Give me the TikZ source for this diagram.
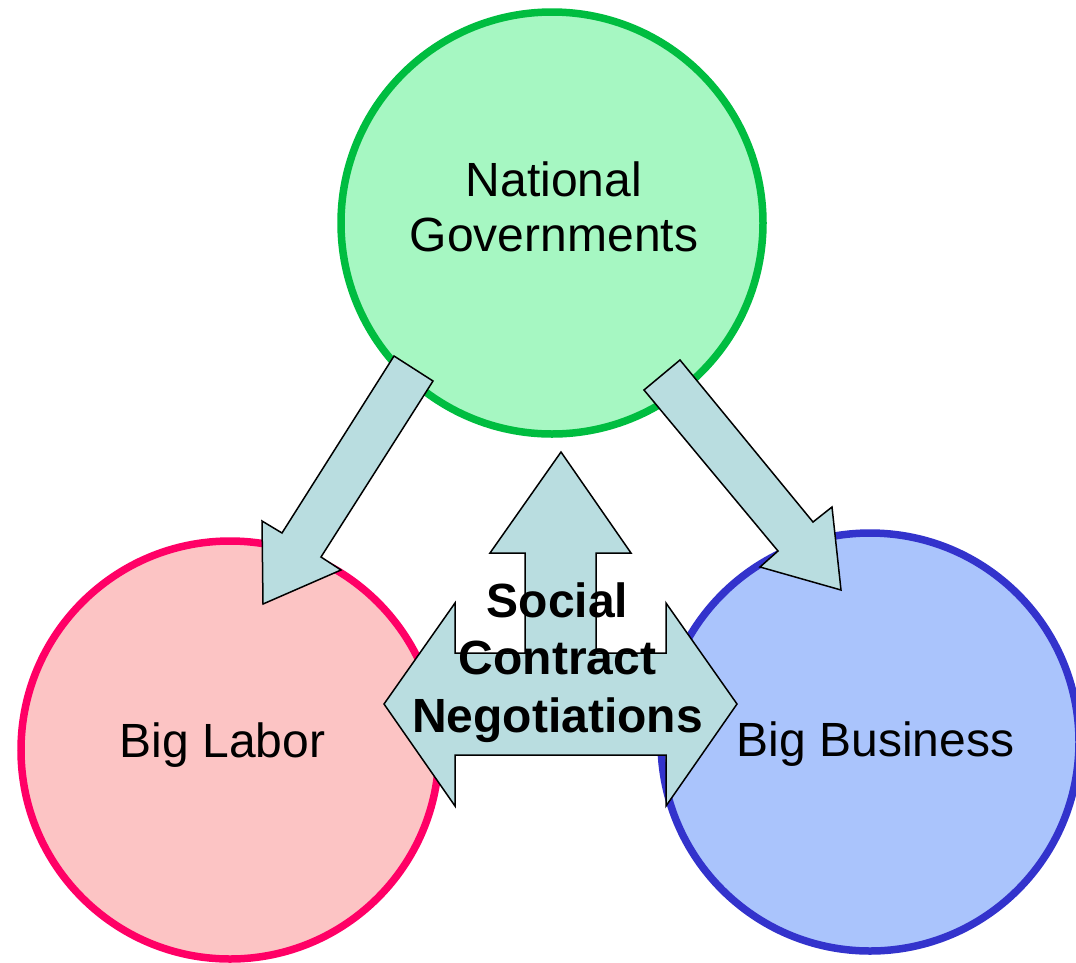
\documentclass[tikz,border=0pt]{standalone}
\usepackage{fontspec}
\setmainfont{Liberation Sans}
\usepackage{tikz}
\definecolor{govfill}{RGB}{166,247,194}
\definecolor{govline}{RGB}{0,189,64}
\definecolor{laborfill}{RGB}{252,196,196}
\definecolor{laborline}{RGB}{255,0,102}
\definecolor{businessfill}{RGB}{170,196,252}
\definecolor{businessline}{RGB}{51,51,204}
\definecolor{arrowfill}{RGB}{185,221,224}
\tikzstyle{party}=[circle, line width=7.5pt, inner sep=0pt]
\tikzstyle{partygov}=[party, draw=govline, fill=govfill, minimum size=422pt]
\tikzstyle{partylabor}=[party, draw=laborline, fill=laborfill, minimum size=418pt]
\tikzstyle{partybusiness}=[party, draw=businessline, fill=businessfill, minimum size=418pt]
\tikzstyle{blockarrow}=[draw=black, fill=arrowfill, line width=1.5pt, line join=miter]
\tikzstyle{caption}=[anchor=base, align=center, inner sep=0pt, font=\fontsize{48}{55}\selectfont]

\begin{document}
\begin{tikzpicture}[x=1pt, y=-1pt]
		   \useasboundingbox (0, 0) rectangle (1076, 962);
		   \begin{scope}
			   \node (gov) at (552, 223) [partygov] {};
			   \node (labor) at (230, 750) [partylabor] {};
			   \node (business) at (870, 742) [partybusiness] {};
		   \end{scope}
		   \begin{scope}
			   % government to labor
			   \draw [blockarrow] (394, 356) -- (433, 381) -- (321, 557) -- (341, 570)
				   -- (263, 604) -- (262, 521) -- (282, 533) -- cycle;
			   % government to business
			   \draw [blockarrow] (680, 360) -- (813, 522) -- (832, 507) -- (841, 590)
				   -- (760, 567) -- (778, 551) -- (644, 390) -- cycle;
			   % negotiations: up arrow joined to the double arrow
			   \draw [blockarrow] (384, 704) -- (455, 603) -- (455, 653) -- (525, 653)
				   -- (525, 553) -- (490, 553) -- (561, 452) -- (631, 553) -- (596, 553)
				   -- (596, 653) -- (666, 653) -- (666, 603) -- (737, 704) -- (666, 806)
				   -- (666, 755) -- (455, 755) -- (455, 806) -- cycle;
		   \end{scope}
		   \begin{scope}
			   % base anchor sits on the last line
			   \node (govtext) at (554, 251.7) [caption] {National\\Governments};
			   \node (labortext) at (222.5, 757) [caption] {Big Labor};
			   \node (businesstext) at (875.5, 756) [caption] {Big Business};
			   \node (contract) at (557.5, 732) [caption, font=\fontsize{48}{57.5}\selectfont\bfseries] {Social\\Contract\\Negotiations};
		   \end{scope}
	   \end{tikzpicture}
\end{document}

## What to work on
Copy the material exactly. Do not include the pictures.

## Output of the exercise
Give me the TikZ source for this diagram.
\documentclass[tikz,border=0pt]{standalone}
\usepackage{fontspec}
\setmainfont{Liberation Sans}
\usepackage{tikz}
\definecolor{govfill}{RGB}{166,247,194}
\definecolor{govline}{RGB}{0,189,64}
\definecolor{laborfill}{RGB}{252,196,196}
\definecolor{laborline}{RGB}{255,0,102}
\definecolor{businessfill}{RGB}{170,196,252}
\definecolor{businessline}{RGB}{51,51,204}
\definecolor{arrowfill}{RGB}{185,221,224}
\tikzstyle{party}=[circle, line width=7.5pt, inner sep=0pt]
\tikzstyle{partygov}=[party, draw=govline, fill=govfill, minimum size=422pt]
\tikzstyle{partylabor}=[party, draw=laborline, fill=laborfill, minimum size=418pt]
\tikzstyle{partybusiness}=[party, draw=businessline, fill=businessfill, minimum size=418pt]
\tikzstyle{blockarrow}=[draw=black, fill=arrowfill, line width=1.5pt, line join=miter]
\tikzstyle{caption}=[anchor=base, align=center, inner sep=0pt, font=\fontsize{48}{55}\selectfont]

\begin{document}
\begin{tikzpicture}[x=1pt, y=-1pt]
		   \useasboundingbox (0, 0) rectangle (1076, 962);
		   \begin{scope}
			   \node (gov) at (552, 223) [partygov] {};
			   \node (labor) at (230, 750) [partylabor] {};
			   \node (business) at (870, 742) [partybusiness] {};
		   \end{scope}
		   \begin{scope}
			   % government to labor
			   \draw [blockarrow] (394, 356) -- (433, 381) -- (321, 557) -- (341, 570)
				   -- (263, 604) -- (262, 521) -- (282, 533) -- cycle;
			   % government to business
			   \draw [blockarrow] (680, 360) -- (813, 522) -- (832, 507) -- (841, 590)
				   -- (760, 567) -- (778, 551) -- (644, 390) -- cycle;
			   % negotiations: up arrow joined to the double arrow
			   \draw [blockarrow] (384, 704) -- (455, 603) -- (455, 653) -- (525, 653)
				   -- (525, 553) -- (490, 553) -- (561, 452) -- (631, 553) -- (596, 553)
				   -- (596, 653) -- (666, 653) -- (666, 603) -- (737, 704) -- (666, 806)
				   -- (666, 755) -- (455, 755) -- (455, 806) -- cycle;
		   \end{scope}
		   \begin{scope}
			   % base anchor sits on the last line
			   \node (govtext) at (554, 251.7) [caption] {National\\Governments};
			   \node (labortext) at (222.5, 757) [caption] {Big Labor};
			   \node (businesstext) at (875.5, 756) [caption] {Big Business};
			   \node (contract) at (557.5, 732) [caption, font=\fontsize{48}{57.5}\selectfont\bfseries] {Social\\Contract\\Negotiations};
		   \end{scope}
	   \end{tikzpicture}
\end{document}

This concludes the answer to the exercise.